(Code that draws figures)
┄┄┄┄┄┄┄┄┄┄

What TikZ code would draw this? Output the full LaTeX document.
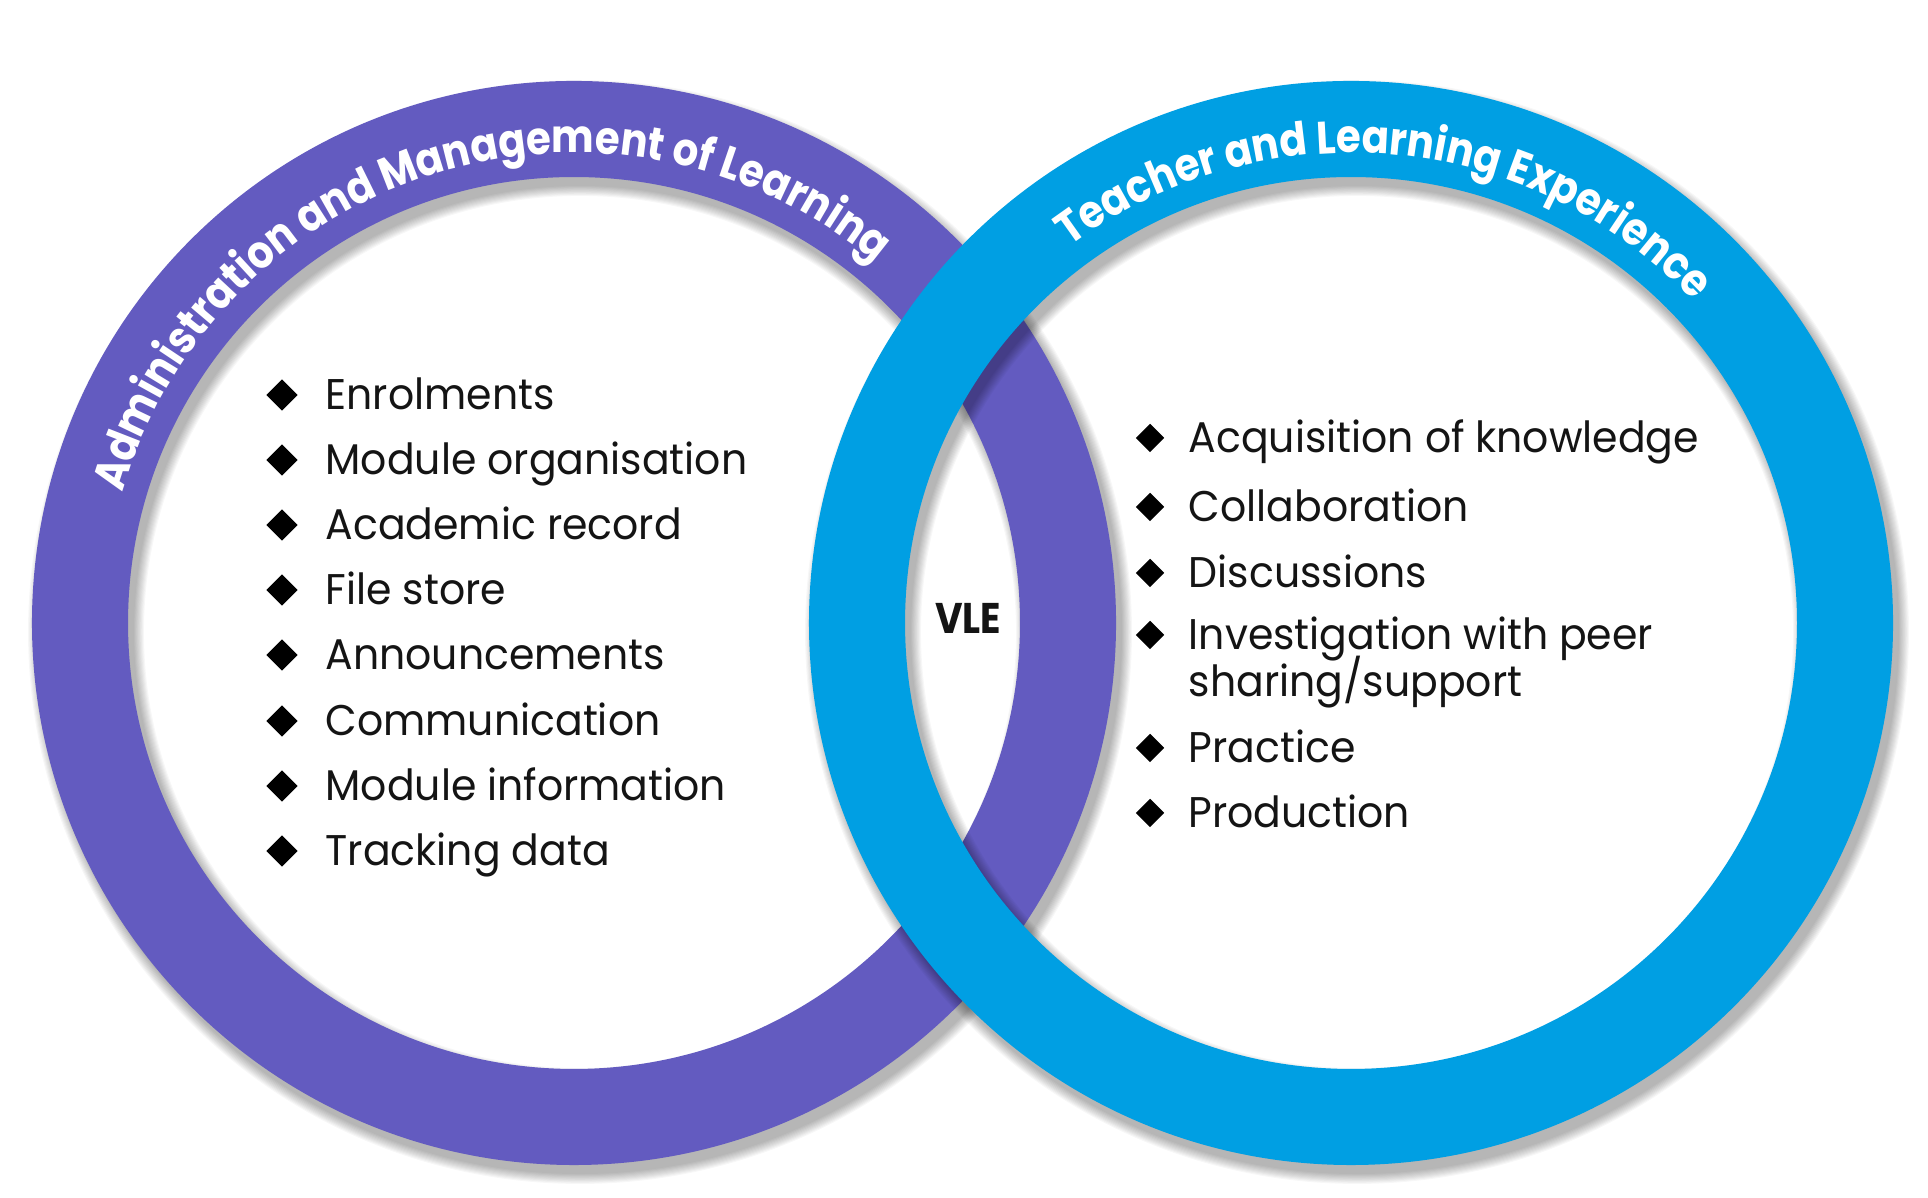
\documentclass[tikz,border=0pt]{standalone}
\usepackage{fontspec}
\setmainfont{Poppins}
\newfontfamily\listfont{Poppins}[FakeStretch=0.955]
\newfontfamily\titlefont{Poppins}[FakeStretch=0.88]
\usetikzlibrary{calc,shapes.geometric,decorations.text}
\definecolor{ringpurple}{RGB}{99,91,192}
\definecolor{ringblue}{RGB}{0,159,227}
\definecolor{txt}{RGB}{20,20,20}
\begin{document}
\begin{tikzpicture}[x=0.01cm,y=0.01cm,
  ringband/.style={line width=0.96cm},
  ringshadow/.style={black, opacity=0.03},
  item/.style={anchor=base west, inner sep=0pt, font=\listfont\fontsize{12.2pt}{13.4pt}\selectfont, text=txt},
  bulletL/.style={diamond, fill=black, inner sep=0pt, minimum width=0.32cm, minimum height=0.32cm},
  bulletR/.style={diamond, fill=black, inner sep=0pt, minimum width=0.29cm, minimum height=0.29cm},
  vle/.style={inner sep=0pt, font=\titlefont\bfseries\fontsize{12.2pt}{14pt}\selectfont, text=txt}]
\useasboundingbox[fill=white] (0,0) rectangle (1928,1198);
\coordinate (cL) at (574,575);
\coordinate (cR) at (1351,575);
% purple ring with shadow
\foreach \i in {0,...,9}
  \draw[ringshadow, line width={0.96cm+0.022cm*\i}] ($(cL)+(6,-9)$) circle[radius=494];
\draw[ringband, ringpurple] (cL) circle[radius=494];
% blue ring with shadow
\foreach \i in {0,...,9}
  \draw[ringshadow, line width={0.96cm+0.022cm*\i}] ($(cR)+(6,-9)$) circle[radius=494];
\draw[ringband, ringblue] (cR) circle[radius=494];
% titles along rings
\path[decoration={text along path, text align=center,
  text={|\titlefont\bfseries\fontsize{13pt}{15pt}\selectfont\color{white}|Administration and Management of Learning}}, decorate]
  ($(cL)+(177:470)$) arc[start angle=177, end angle=37, radius=470];
\path[decoration={text along path, text align=center,
  text={|\titlefont\bfseries\fontsize{13pt}{15pt}\selectfont\color{white}|Teacher and Learning Experience}}, decorate]
  ($(cR)+(155:470)$) arc[start angle=155, end angle=15, radius=470];
% left list
\node[item] (l1) at (325,788) {Enrolments};
\node[item] (l2) at (325,723) {Module organisation};
\node[item] (l3) at (325,658) {Academic record};
\node[item] (l4) at (325,593) {File store};
\node[item] (l5) at (325,528) {Announcements};
\node[item] (l6) at (325,462) {Communication};
\node[item] (l7) at (325,397) {Module information};
\node[item] (l8) at (325,332) {Tracking data};
\foreach \y [count=\k] in {803,738,673,608,543,477,412,347}
  \node[bulletL] (bl\k) at (282,\y) {};
% right list
\node[item] (r1) at (1188,745) {Acquisition of knowledge};
\node[item] (r2) at (1188,676) {Collaboration};
\node[item] (r3) at (1188,610) {Discussions};
\node[item] (r4) at (1188,548) {Investigation with peer};
\node[item] (r4b) at (1188,501) {sharing/support};
\node[item] (r5) at (1188,435) {Practice};
\node[item] (r6) at (1188,370) {Production};
\foreach \y [count=\k] in {760,691,625,563,450,385}
  \node[bulletR] (br\k) at (1150,\y) {};
% centre label
\node[vle] (vle) at (968,579.5) {VLE};
\end{tikzpicture}
\end{document}
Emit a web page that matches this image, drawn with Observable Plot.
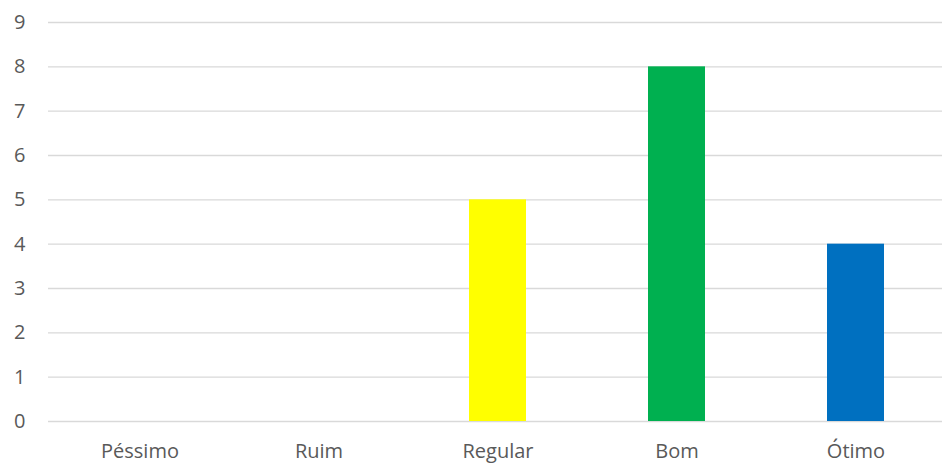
<!DOCTYPE html>
<html>
<head>
<meta charset="utf-8">
<script src="https://cdn.jsdelivr.net/npm/d3@7"></script>
<script src="https://cdn.jsdelivr.net/npm/@observablehq/plot@0.6"></script>
<style>
  html, body { margin: 0; padding: 0; background: #fff; }
  #chart svg { display: block; }
</style>
</head>
<body>
<div id="chart"></div>
<script>
const categories = ["Péssimo", "Ruim", "Regular", "Bom", "Ótimo"];
const values = [0, 0, 5, 8, 4];
const barColors = ["#FFFF00", "#FFFF00", "#FFFF00", "#00B050", "#0070C0"];
const yTicks = [0, 1, 2, 3, 4, 5, 6, 7, 8, 9];

const data = categories.map((c, i) => ({category: c, value: values[i], color: barColors[i]}));

const chart = Plot.plot({
  width: 942,
  height: 463,
  marginLeft: 48,
  marginRight: 0,
  marginTop: 22,
  marginBottom: 42,
  style: {fontFamily: "'Open Sans', sans-serif", fontSize: "20px", color: "#595959", background: "#fff"},
  x: {domain: categories, range: [48.5, 946], paddingInner: 0.68, paddingOuter: 0.34, label: null},
  y: {domain: [0, 9], label: null},
  marks: [
    Plot.ruleY(yTicks, {stroke: "#d9d9d9", strokeWidth: 1.4}),
    Plot.barY(data.filter(d => d.value > 0), {x: "category", y: "value", fill: "color"}),
    Plot.axisY({ticks: yTicks, tickSize: 0, tickPadding: 23, tickFormat: d => d, fill: "#595959", label: null}),
    Plot.axisX({tickSize: 0, tickPadding: 22, fill: "#595959", label: null})
  ]
});
document.getElementById("chart").appendChild(chart);
</script>
</body>
</html>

┄┄┄┄┄┄┄┄┄┄

Given problem | Generate a word-for-word copy of the preceding records, excluding all pictures.

Answer below |
What TikZ code would draw this? Output the full LaTeX document.
\documentclass[tikz,border=0pt]{standalone}
\usepackage{fontspec}
\setmainfont{Poppins}
\newfontfamily\listfont{Poppins}[FakeStretch=0.955]
\newfontfamily\titlefont{Poppins}[FakeStretch=0.88]
\usetikzlibrary{calc,shapes.geometric,decorations.text}
\definecolor{ringpurple}{RGB}{99,91,192}
\definecolor{ringblue}{RGB}{0,159,227}
\definecolor{txt}{RGB}{20,20,20}
\begin{document}
\begin{tikzpicture}[x=0.01cm,y=0.01cm,
  ringband/.style={line width=0.96cm},
  ringshadow/.style={black, opacity=0.03},
  item/.style={anchor=base west, inner sep=0pt, font=\listfont\fontsize{12.2pt}{13.4pt}\selectfont, text=txt},
  bulletL/.style={diamond, fill=black, inner sep=0pt, minimum width=0.32cm, minimum height=0.32cm},
  bulletR/.style={diamond, fill=black, inner sep=0pt, minimum width=0.29cm, minimum height=0.29cm},
  vle/.style={inner sep=0pt, font=\titlefont\bfseries\fontsize{12.2pt}{14pt}\selectfont, text=txt}]
\useasboundingbox[fill=white] (0,0) rectangle (1928,1198);
\coordinate (cL) at (574,575);
\coordinate (cR) at (1351,575);
% purple ring with shadow
\foreach \i in {0,...,9}
  \draw[ringshadow, line width={0.96cm+0.022cm*\i}] ($(cL)+(6,-9)$) circle[radius=494];
\draw[ringband, ringpurple] (cL) circle[radius=494];
% blue ring with shadow
\foreach \i in {0,...,9}
  \draw[ringshadow, line width={0.96cm+0.022cm*\i}] ($(cR)+(6,-9)$) circle[radius=494];
\draw[ringband, ringblue] (cR) circle[radius=494];
% titles along rings
\path[decoration={text along path, text align=center,
  text={|\titlefont\bfseries\fontsize{13pt}{15pt}\selectfont\color{white}|Administration and Management of Learning}}, decorate]
  ($(cL)+(177:470)$) arc[start angle=177, end angle=37, radius=470];
\path[decoration={text along path, text align=center,
  text={|\titlefont\bfseries\fontsize{13pt}{15pt}\selectfont\color{white}|Teacher and Learning Experience}}, decorate]
  ($(cR)+(155:470)$) arc[start angle=155, end angle=15, radius=470];
% left list
\node[item] (l1) at (325,788) {Enrolments};
\node[item] (l2) at (325,723) {Module organisation};
\node[item] (l3) at (325,658) {Academic record};
\node[item] (l4) at (325,593) {File store};
\node[item] (l5) at (325,528) {Announcements};
\node[item] (l6) at (325,462) {Communication};
\node[item] (l7) at (325,397) {Module information};
\node[item] (l8) at (325,332) {Tracking data};
\foreach \y [count=\k] in {803,738,673,608,543,477,412,347}
  \node[bulletL] (bl\k) at (282,\y) {};
% right list
\node[item] (r1) at (1188,745) {Acquisition of knowledge};
\node[item] (r2) at (1188,676) {Collaboration};
\node[item] (r3) at (1188,610) {Discussions};
\node[item] (r4) at (1188,548) {Investigation with peer};
\node[item] (r4b) at (1188,501) {sharing/support};
\node[item] (r5) at (1188,435) {Practice};
\node[item] (r6) at (1188,370) {Production};
\foreach \y [count=\k] in {760,691,625,563,450,385}
  \node[bulletR] (br\k) at (1150,\y) {};
% centre label
\node[vle] (vle) at (968,579.5) {VLE};
\end{tikzpicture}
\end{document}
Emit a web page that matches this image, drawn with Observable Plot.
<!DOCTYPE html>
<html>
<head>
<meta charset="utf-8">
<script src="https://cdn.jsdelivr.net/npm/d3@7"></script>
<script src="https://cdn.jsdelivr.net/npm/@observablehq/plot@0.6"></script>
<style>
  html, body { margin: 0; padding: 0; background: #fff; }
  #chart svg { display: block; }
</style>
</head>
<body>
<div id="chart"></div>
<script>
const categories = ["Péssimo", "Ruim", "Regular", "Bom", "Ótimo"];
const values = [0, 0, 5, 8, 4];
const barColors = ["#FFFF00", "#FFFF00", "#FFFF00", "#00B050", "#0070C0"];
const yTicks = [0, 1, 2, 3, 4, 5, 6, 7, 8, 9];

const data = categories.map((c, i) => ({category: c, value: values[i], color: barColors[i]}));

const chart = Plot.plot({
  width: 942,
  height: 463,
  marginLeft: 48,
  marginRight: 0,
  marginTop: 22,
  marginBottom: 42,
  style: {fontFamily: "'Open Sans', sans-serif", fontSize: "20px", color: "#595959", background: "#fff"},
  x: {domain: categories, range: [48.5, 946], paddingInner: 0.68, paddingOuter: 0.34, label: null},
  y: {domain: [0, 9], label: null},
  marks: [
    Plot.ruleY(yTicks, {stroke: "#d9d9d9", strokeWidth: 1.4}),
    Plot.barY(data.filter(d => d.value > 0), {x: "category", y: "value", fill: "color"}),
    Plot.axisY({ticks: yTicks, tickSize: 0, tickPadding: 23, tickFormat: d => d, fill: "#595959", label: null}),
    Plot.axisX({tickSize: 0, tickPadding: 22, fill: "#595959", label: null})
  ]
});
document.getElementById("chart").appendChild(chart);
</script>
</body>
</html>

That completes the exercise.